Without a doubt, the ability to connect the dots is rare, prized and valuable. Connecting dots, solving the problem that hasn’t been solved before, seeing the pattern before it is made obvious, is more essential than ever before.

Why then, do we spend so much time collecting dots instead? More facts, more tests, more need for data, even when we have no clue (and no practice) in doing anything with it.

Their big bag of dots isn’t worth nearly as much as your handful of insight, is it?

When I first thought about it, I was thinking about it in terms of analytics and what I do for my day job. But the more I think about it, the more it relates to my film work as well. Writing creatively is about collecting a lot of dots and then connecting them in creative ways.

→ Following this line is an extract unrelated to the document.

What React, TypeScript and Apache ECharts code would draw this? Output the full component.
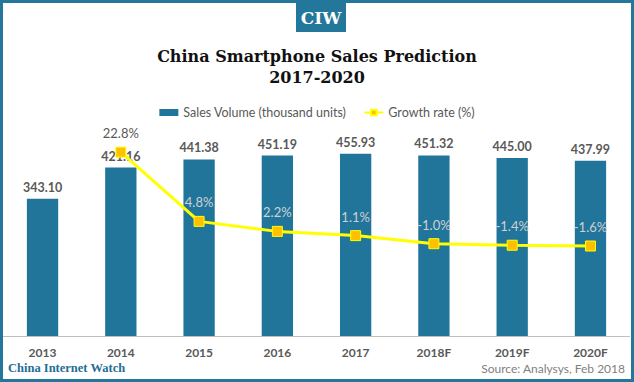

Sometimes the dots are characters, storylines, forms, angles, shots, etc. Or they can be ideas, themes, concepts. A few times I’ve had an idea for a script rattling around in my head for months or even years and it’s just not enough for a full screenplay — it’s just a dot. And then I’ll watch a movie or see a play or read a book and get another dot that fits perfectly with the first dot.

Sometimes it’s a concept that needs a character, or a theme that needs a story, or it can be a combination of many things. And I’ll consume some other work of art or entertainment and I’ll get a new idea and it just clicks.